Eine enge und systematische Zusammenarbeit zwischen Schulen und Einrichtungen der Kinder- und Jugendhilfe ist entscheidend für die Qualität der Ganztagsangebote. Diese Kooperation muss auf lokaler Ebene durch gemeinsame Bildungsziele, klare Absprachen und professionsübergreifende Fortbildungen strukturiert und gestärkt werden. Auch die Ausbildung und Qualifizierung von Lehrkräften und sozialpädagogischen Fachkräften muss auf die Anforderungen des gemeinsamen ganztägigen Lernens und der multiprofessionellen Zusammenarbeit vorbereiten. Sozialpädagogische Fachkräfte benötigen attraktive Arbeitsverhältnisse, die tariflich abgesichert sind und Altersarmut verhindern.
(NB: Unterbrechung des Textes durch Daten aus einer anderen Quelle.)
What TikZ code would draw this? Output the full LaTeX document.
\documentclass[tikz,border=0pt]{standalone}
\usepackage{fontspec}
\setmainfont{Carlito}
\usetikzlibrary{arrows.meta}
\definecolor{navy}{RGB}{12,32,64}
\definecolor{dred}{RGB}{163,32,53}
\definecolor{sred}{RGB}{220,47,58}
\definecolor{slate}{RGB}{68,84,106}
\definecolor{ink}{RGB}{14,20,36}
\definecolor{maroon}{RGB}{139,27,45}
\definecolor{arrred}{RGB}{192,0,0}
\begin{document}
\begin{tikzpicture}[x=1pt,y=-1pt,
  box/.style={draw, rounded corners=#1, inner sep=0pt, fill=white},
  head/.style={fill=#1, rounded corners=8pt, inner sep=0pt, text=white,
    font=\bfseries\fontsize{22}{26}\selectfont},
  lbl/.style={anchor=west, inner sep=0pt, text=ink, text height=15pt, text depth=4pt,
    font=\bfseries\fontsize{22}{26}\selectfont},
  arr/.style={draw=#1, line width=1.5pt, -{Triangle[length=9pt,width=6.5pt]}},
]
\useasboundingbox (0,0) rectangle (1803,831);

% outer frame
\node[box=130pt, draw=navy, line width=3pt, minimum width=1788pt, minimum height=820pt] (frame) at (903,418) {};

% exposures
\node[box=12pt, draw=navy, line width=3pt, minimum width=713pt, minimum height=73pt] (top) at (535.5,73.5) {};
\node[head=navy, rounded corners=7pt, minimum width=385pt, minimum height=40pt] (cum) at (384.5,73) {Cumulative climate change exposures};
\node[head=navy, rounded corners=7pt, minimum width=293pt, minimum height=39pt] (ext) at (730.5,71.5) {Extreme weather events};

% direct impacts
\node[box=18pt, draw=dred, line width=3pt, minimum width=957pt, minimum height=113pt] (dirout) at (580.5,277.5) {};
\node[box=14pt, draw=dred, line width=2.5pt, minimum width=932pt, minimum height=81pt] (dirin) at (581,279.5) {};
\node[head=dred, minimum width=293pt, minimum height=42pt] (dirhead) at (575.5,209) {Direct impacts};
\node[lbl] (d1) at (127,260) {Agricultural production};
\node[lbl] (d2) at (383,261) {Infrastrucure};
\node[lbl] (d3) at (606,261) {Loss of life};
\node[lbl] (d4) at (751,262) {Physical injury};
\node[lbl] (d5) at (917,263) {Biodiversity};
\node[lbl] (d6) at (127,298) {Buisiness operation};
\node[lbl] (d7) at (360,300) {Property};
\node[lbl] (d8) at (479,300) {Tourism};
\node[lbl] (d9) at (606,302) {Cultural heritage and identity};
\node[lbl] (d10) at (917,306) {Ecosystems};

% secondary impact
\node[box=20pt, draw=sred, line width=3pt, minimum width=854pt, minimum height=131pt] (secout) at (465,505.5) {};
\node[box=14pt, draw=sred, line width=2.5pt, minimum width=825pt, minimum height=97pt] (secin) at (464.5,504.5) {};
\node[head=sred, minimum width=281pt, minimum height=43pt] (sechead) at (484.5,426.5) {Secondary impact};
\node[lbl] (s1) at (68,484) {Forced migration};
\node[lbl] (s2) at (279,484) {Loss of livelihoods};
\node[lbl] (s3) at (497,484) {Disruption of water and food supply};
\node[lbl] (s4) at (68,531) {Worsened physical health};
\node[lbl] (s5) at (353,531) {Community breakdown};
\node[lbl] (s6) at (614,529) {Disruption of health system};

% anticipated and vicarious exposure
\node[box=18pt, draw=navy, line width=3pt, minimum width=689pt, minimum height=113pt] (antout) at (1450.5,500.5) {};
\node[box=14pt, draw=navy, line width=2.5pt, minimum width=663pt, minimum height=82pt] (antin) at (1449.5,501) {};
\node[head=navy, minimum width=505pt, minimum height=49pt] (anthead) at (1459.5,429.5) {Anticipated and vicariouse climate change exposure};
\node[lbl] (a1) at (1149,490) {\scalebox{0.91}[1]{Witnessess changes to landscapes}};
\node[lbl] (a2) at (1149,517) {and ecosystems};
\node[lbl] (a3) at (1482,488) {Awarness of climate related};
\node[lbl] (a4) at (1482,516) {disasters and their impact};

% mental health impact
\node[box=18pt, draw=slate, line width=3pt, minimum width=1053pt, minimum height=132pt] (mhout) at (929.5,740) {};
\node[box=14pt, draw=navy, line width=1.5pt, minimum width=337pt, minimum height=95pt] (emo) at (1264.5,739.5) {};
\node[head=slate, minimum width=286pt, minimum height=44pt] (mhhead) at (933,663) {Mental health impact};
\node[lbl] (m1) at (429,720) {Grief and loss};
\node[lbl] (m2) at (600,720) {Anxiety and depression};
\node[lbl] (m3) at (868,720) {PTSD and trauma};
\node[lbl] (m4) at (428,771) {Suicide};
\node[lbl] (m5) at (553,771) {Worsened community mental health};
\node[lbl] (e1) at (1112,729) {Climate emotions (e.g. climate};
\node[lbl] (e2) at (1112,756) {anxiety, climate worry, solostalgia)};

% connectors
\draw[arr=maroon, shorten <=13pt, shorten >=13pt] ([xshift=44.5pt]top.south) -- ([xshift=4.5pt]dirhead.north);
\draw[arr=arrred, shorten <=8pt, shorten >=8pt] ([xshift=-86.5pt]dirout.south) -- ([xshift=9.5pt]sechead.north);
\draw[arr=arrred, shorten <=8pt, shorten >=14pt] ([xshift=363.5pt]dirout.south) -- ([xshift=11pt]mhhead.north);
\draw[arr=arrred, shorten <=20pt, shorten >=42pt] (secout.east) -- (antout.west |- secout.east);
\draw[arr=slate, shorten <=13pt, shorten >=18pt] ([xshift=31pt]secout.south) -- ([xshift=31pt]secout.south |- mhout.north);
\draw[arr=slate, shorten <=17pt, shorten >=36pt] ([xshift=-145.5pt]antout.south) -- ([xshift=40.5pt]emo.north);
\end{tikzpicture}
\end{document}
Als Expert*innen des pädagogischen Alltags fordern wir die politisch Verantwortlichen auf, die notwendigen Standards in einem transparenten Verfahren unter Einbeziehung aller relevanten Akteur*innen zu erarbeiten. Dabei müssen Aspekte wie Personalschlüssel, Inhalte, Räumlichkeiten und Gesundheitsförderung ebenso priorisiert werden wie Investitionen in bauliche Maßnahmen. Die Sicherstellung einer langfristigen und bedarfsorientierten Finanzierung ist unabdingbar, um eine dauerhafte Qualität der Ganztagsangebote zu 
gewährleisten.  

Mit dieser Deklaration rufen wir die politisch Verantwortlichen dazu auf, entschlossen für die Rechte und Bedürfnisse der Kinder zu handeln, an der Qualität darf nicht gespart werden.